Printing methods

27 November 2022  |  Admin

There are five types of printing techniques: planographic, stencil, relief, intaglio and digital.

Planographic is printed from a flat plate or stone and relies on the fact that greasy ink will resist water. It can be referred to as Lithography or simply Litho, from the Greek meaning stone. A drawing in a greasy, oil based medium can be made on a stone or metal plate which is then wiped with water and inked up. The ink will only adhere to the drawn surface, the plate or stone can then be put through a press in contact with paper and the image is printed. Offset litho is used for long commercial runs, newspapers and magazines for instance. In this process the image is first photographically transferred on to a roller, which is then rotated in contact with the ink roller and another to transfer the image to the paper. Because the ink is not transferred directly to the paper, greater consistency and faster printing can be achieved.

Stencil is the oldest form of printmaking and dates from the eighth century in China. A design is cut out of a substrate, paper or something more durable and then the ink or paint is painted or sprayed or pushed through it in some way. The most sophisticated form of stencil printing is screenprinting where the stencil is held on a fine nylon mesh and so very fine designs can be printed by forcing the ink through the screen with a rubber blade, called a squeegee. The most common way to make a stencil is to create a “positive” on acetate by digital printing or drawing and then to expose a coated screen to ultraviolet light with the positive between the coated screen and the light source. The black areas on the positive will protect some areas of the screen from the light and the coating can be washed away, while the areas that have been exposed to the light will have hardened and therefore won’t wash away, leaving areas where ink won’t pass through.

Relief printing includes woodcuts, linocuts, wood engraving and letterpress where ink is transferred to the raised parts of a block which is then pressed onto paper. Wood cuts are made by cutting away the parts of the design not wanted to be printed from a plank of wood, wood engraving is exactly the same but using the end grain of the wood, therefore overcoming any problems the grain of the wood might present.

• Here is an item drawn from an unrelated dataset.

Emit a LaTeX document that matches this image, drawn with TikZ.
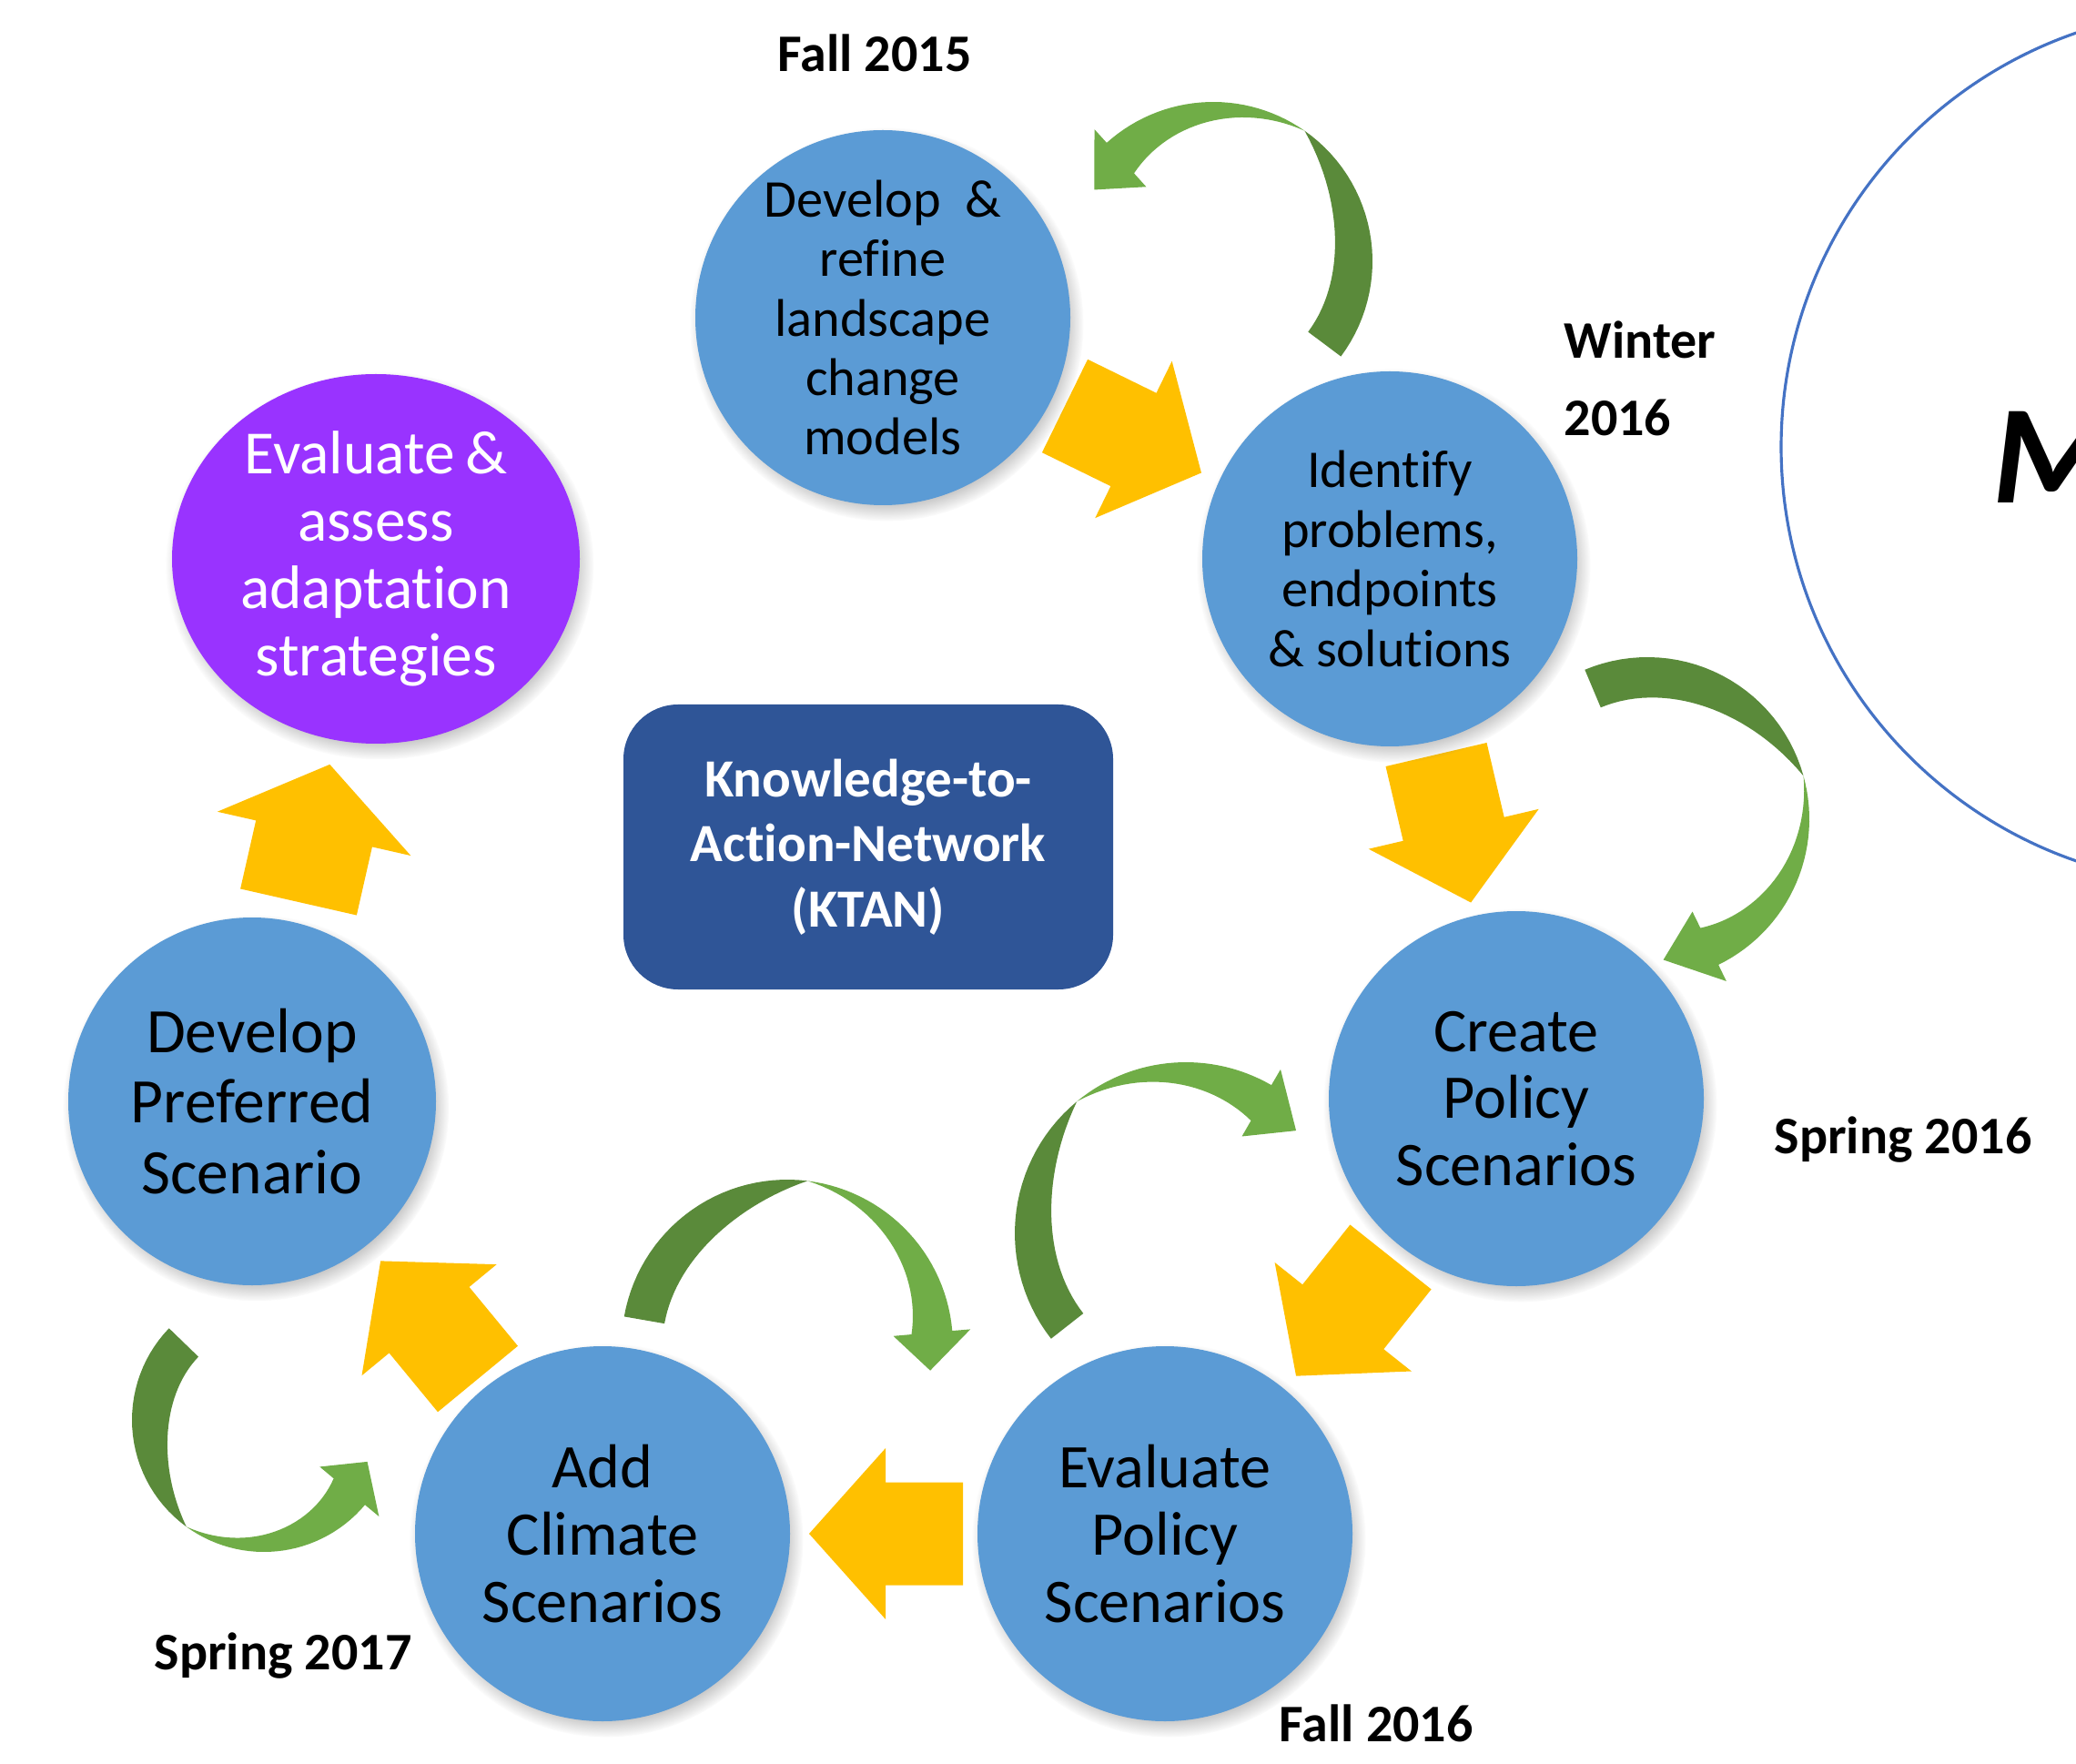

In the mid fifteenth century Gutenberg revolutionised the book printing process in the West by inventing a machine which used moveable type, which meant that each letter could be reused over and over again in different compositions. By the end of the nineteenth century the linotype machine had been invented which was used for printing newspapers and magazines up until the 1980’s. With this machine an operator typed the text and above him, (invariably it was a him) was a process which cast each letter in lead and created solid blocks of text, slugs, which were in turn placed in a frame and a mould made and then recast in a more durable metal than lead to be put into the press.

Intaglio, from the Italian to carve (the G is silent as it is followed by an L), involves printing from the grooves made into a plate. The copper plate can be cut into with very sharp tools - this would be an engraving and is a very difficult task - or the plate can be etched which is a much easier printing process and which attracted artists rather than professional printmakers. In etching the plate is first coated with a resist of some sort, originally wax, and this is drawn into with sharp tools. No real force is required as one is just exposing the metal under the resist. The plate is then submerged in acid to ‘etch’ into its surface. The plate can then be worked on more, and submerged again, this time the new lines will be etched and the original ones will be etched deeper. The resist is cleaned off and the plate is printed in the same way as an engraving. Ink is pushed into all the grooves on the plate and then wiped off the surface. The paper is then dampened and put through a press with the plate. The press is usually a roller and a great deal of pressure is applied to force the paper into the grooves on the plate. If you examine an etching or engraving closely you can see the inked lines are actually slightly raised from the surface of the paper.

Digital printing is very clever and involves computers. Seriously though… giclée refers to an inkjet printer which essentially uses the same technology as your desktop office printer. Giclée means to squirt in French and refers to the spray of ink from the nozzles in the print head. One of the advantages of digital printing over other methods is that it can print a continuous tone without breaking it down into a ‘halftone’ of dots or some other shape. The difference between giclée and ordinary digital printing is that giclee uses many more colours than just cyan, magenta, yellow and black. The latest machines use eleven colours, and they use pigment based inks rather than dye which makes them much more resistant to fading in daylight. Also acid free paper should be used. Light jet (sometimes called C type) is a combination of conventional photographic printing and digital printing. A print head passes over the paper in the same way as a digital printer but it emits RGB light onto photographic paper which is then processed in chemicals.